Your answer should be a single number: the count of lines holding the word "this".
= = = = = = =
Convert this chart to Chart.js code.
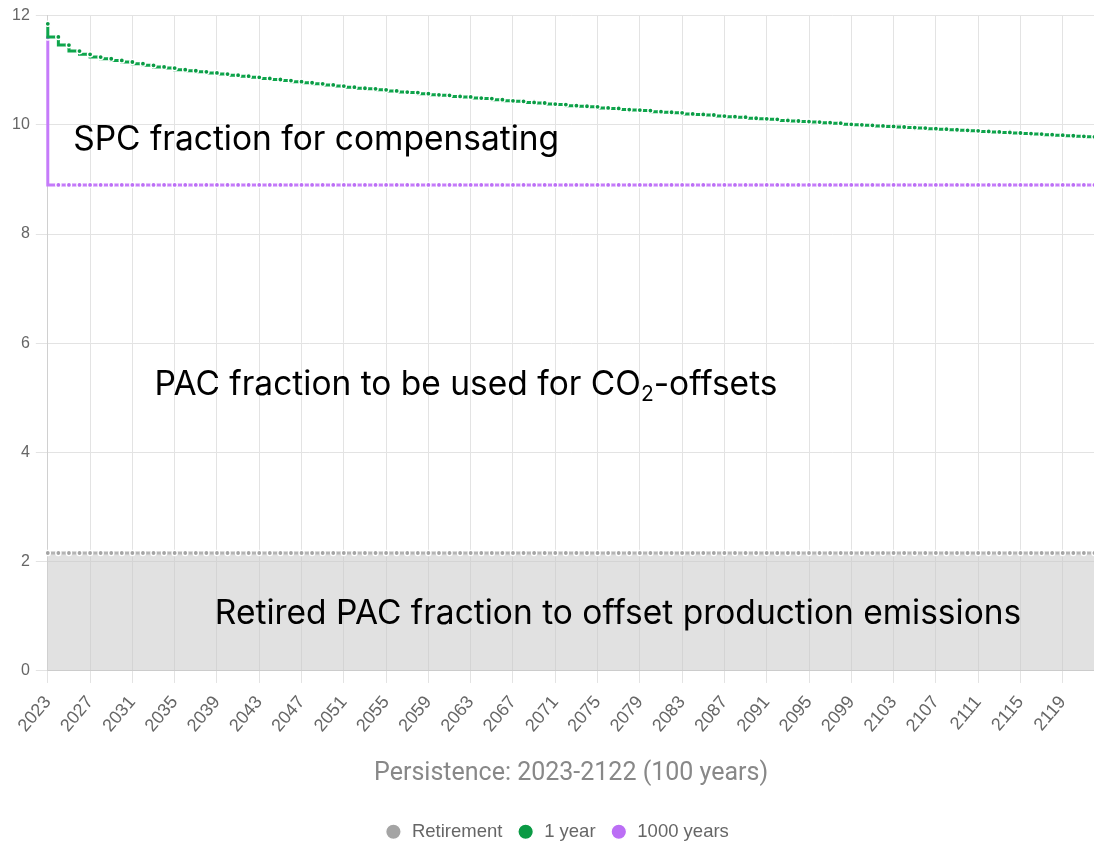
<!DOCTYPE html>
<html>
<head>
<meta charset="utf-8">
<script src="https://cdn.jsdelivr.net/npm/chart.js@4.4.1/dist/chart.umd.min.js"></script>
<style>
  html, body { margin: 0; padding: 0; background: #fff; overflow: hidden; }
  #wrap { width: 1120px; height: 851px; position: relative; }
</style>
</head>
<body>
<div id="wrap"><canvas id="persistenceChart"></canvas></div>
<script>
// years 2023-2122
const years = [
  2023, 2024, 2025, 2026, 2027, 2028, 2029, 2030, 2031, 2032,
  2033, 2034, 2035, 2036, 2037, 2038, 2039, 2040, 2041, 2042,
  2043, 2044, 2045, 2046, 2047, 2048, 2049, 2050, 2051, 2052,
  2053, 2054, 2055, 2056, 2057, 2058, 2059, 2060, 2061, 2062,
  2063, 2064, 2065, 2066, 2067, 2068, 2069, 2070, 2071, 2072,
  2073, 2074, 2075, 2076, 2077, 2078, 2079, 2080, 2081, 2082,
  2083, 2084, 2085, 2086, 2087, 2088, 2089, 2090, 2091, 2092,
  2093, 2094, 2095, 2096, 2097, 2098, 2099, 2100, 2101, 2102,
  2103, 2104, 2105, 2106, 2107, 2108, 2109, 2110, 2111, 2112,
  2113, 2114, 2115, 2116, 2117, 2118, 2119, 2120, 2121, 2122
];

const retirement = [
  2.16, 2.16, 2.16, 2.16, 2.16, 2.16, 2.16, 2.16, 2.16, 2.16,
  2.16, 2.16, 2.16, 2.16, 2.16, 2.16, 2.16, 2.16, 2.16, 2.16,
  2.16, 2.16, 2.16, 2.16, 2.16, 2.16, 2.16, 2.16, 2.16, 2.16,
  2.16, 2.16, 2.16, 2.16, 2.16, 2.16, 2.16, 2.16, 2.16, 2.16,
  2.16, 2.16, 2.16, 2.16, 2.16, 2.16, 2.16, 2.16, 2.16, 2.16,
  2.16, 2.16, 2.16, 2.16, 2.16, 2.16, 2.16, 2.16, 2.16, 2.16,
  2.16, 2.16, 2.16, 2.16, 2.16, 2.16, 2.16, 2.16, 2.16, 2.16,
  2.16, 2.16, 2.16, 2.16, 2.16, 2.16, 2.16, 2.16, 2.16, 2.16,
  2.16, 2.16, 2.16, 2.16, 2.16, 2.16, 2.16, 2.16, 2.16, 2.16,
  2.16, 2.16, 2.16, 2.16, 2.16, 2.16, 2.16, 2.16, 2.16, 2.16
];

const oneYear = [
  11.85, 11.61, 11.46, 11.35, 11.29, 11.24, 11.21, 11.18, 11.15, 11.12,
  11.09, 11.06, 11.04, 11.01, 10.99, 10.97, 10.95, 10.93, 10.91, 10.89,
  10.87, 10.85, 10.83, 10.81, 10.79, 10.77, 10.75, 10.73, 10.71, 10.69,
  10.67, 10.66, 10.64, 10.62, 10.60, 10.59, 10.57, 10.55, 10.54, 10.52,
  10.51, 10.49, 10.48, 10.46, 10.44, 10.43, 10.41, 10.40, 10.38, 10.37,
  10.35, 10.34, 10.33, 10.31, 10.30, 10.28, 10.27, 10.26, 10.24, 10.23,
  10.22, 10.20, 10.19, 10.18, 10.16, 10.15, 10.14, 10.12, 10.11, 10.10,
  10.08, 10.07, 10.06, 10.05, 10.04, 10.03, 10.01, 10.00, 9.99, 9.98,
  9.97, 9.96, 9.95, 9.94, 9.93, 9.92, 9.91, 9.90, 9.89, 9.88,
  9.87, 9.86, 9.85, 9.84, 9.83, 9.82, 9.81, 9.80, 9.79, 9.78
];

const thousandYears = [
  11.60, 8.90, 8.90, 8.90, 8.90, 8.90, 8.90, 8.90, 8.90, 8.90,
  8.90, 8.90, 8.90, 8.90, 8.90, 8.90, 8.90, 8.90, 8.90, 8.90,
  8.90, 8.90, 8.90, 8.90, 8.90, 8.90, 8.90, 8.90, 8.90, 8.90,
  8.90, 8.90, 8.90, 8.90, 8.90, 8.90, 8.90, 8.90, 8.90, 8.90,
  8.90, 8.90, 8.90, 8.90, 8.90, 8.90, 8.90, 8.90, 8.90, 8.90,
  8.90, 8.90, 8.90, 8.90, 8.90, 8.90, 8.90, 8.90, 8.90, 8.90,
  8.90, 8.90, 8.90, 8.90, 8.90, 8.90, 8.90, 8.90, 8.90, 8.90,
  8.90, 8.90, 8.90, 8.90, 8.90, 8.90, 8.90, 8.90, 8.90, 8.90,
  8.90, 8.90, 8.90, 8.90, 8.90, 8.90, 8.90, 8.90, 8.90, 8.90,
  8.90, 8.90, 8.90, 8.90, 8.90, 8.90, 8.90, 8.90, 8.90, 8.90
];

const yTicks = [0, 2, 4, 6, 8, 10, 12];

// text labels drawn inside the plot area
const notes = [
  { parts: [['SPC fraction for compensating', false]], x: 2.4, y: 9.73 },
  { parts: [['PAC fraction to be used for CO', false], ['2', true], ['-offsets', false]], x: 10.1, y: 5.24 },
  { parts: [['Retired PAC fraction to offset production emissions', false]], x: 15.8, y: 1.04 }
];

const noteFont = 'Inter, "Liberation Sans", Arial, sans-serif';

const notesPlugin = {
  id: 'notes',
  afterDatasetsDraw(chart) {
    const ctx = chart.ctx;
    const xs = chart.scales.x, ys = chart.scales.y;
    ctx.save();
    ctx.fillStyle = '#000';
    ctx.textBaseline = 'middle';
    ctx.textAlign = 'left';
    notes.forEach(n => {
      let px = xs.getPixelForValue(n.x);
      const py = ys.getPixelForValue(n.y);
      n.parts.forEach(([txt, sub]) => {
        ctx.font = (sub ? '21px ' : '33.5px ') + noteFont;
        ctx.fillText(txt, px, sub ? py + 10 : py);
        px += ctx.measureText(txt).width;
      });
    });
    ctx.restore();
  }
};

const gridColor = '#e3e3e3';
const sans = '"Liberation Sans", Arial, sans-serif';

new Chart(document.getElementById('persistenceChart'), {
  type: 'line',
  data: {
    labels: years,
    datasets: [
      {
        label: 'Retirement',
        data: retirement,
        stepped: 'after',
        borderColor: '#b4b4b4',
        backgroundColor: '#a9a9a9',
        borderWidth: 3,
        pointRadius: 2.6,
        pointBorderWidth: 1.4,
        pointBorderColor: '#ffffff',
        pointBackgroundColor: '#a4a4a4',
        fill: { target: 'origin', above: 'rgba(200,200,200,0.55)' }
      },
      {
        label: '1 year',
        data: oneYear,
        stepped: 'after',
        borderColor: '#0ea64c',
        backgroundColor: '#0ea64c',
        borderWidth: 3,
        pointRadius: 2.6,
        pointBorderWidth: 1.4,
        pointBorderColor: '#ffffff',
        pointBackgroundColor: '#0a9a44',
        fill: false
      },
      {
        label: '1000 years',
        data: thousandYears,
        stepped: 'after',
        borderColor: '#c57bfa',
        backgroundColor: '#c57bfa',
        borderWidth: 3,
        pointRadius: 2.6,
        pointBorderWidth: 1.4,
        pointBorderColor: '#ffffff',
        pointBackgroundColor: '#bb6ef5',
        fill: false
      }
    ]
  },
  options: {
    responsive: true,
    maintainAspectRatio: false,
    animation: false,
    layout: { padding: { left: 6, right: 13, top: 10, bottom: 0 } },
    scales: {
      x: {
        grid: {
          color: c => (c.index % 4 === 0 ? gridColor : 'rgba(0,0,0,0)'),
          tickLength: 12
        },
        border: { color: '#d0d0d0' },
        ticks: {
          autoSkip: false,
          minRotation: 50,
          maxRotation: 50,
          padding: 9,
          color: '#666',
          font: { size: 18, family: sans },
          callback: function (v, i) { return i % 4 === 0 ? this.getLabelForValue(v) : ''; }
        },
        title: {
          display: true,
          text: 'Persistence: 2023-2122 (100 years)',
          color: '#888',
          font: { size: 25, family: 'Roboto, sans-serif' },
          padding: { top: 13, bottom: 20 }
        }
      },
      y: {
        min: 0,
        max: 12,
        afterBuildTicks: s => { s.ticks = yTicks.map(v => ({ value: v })); },
        grid: { color: gridColor, tickLength: 12 },
        border: { color: '#d0d0d0' },
        ticks: {
          color: '#666',
          padding: 6,
          font: { size: 16, family: sans }
        }
      }
    },
    plugins: {
      legend: {
        position: 'bottom',
        labels: {
          usePointStyle: true,
          pointStyle: 'circle',
          boxHeight: 11,
          padding: 14,
          color: '#666',
          font: { size: 18.5, family: sans }
        }
      },
      tooltip: { enabled: false }
    }
  },
  plugins: [notesPlugin]
});
</script>
</body>
</html>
= = = = = = =
- [Written solution]:
2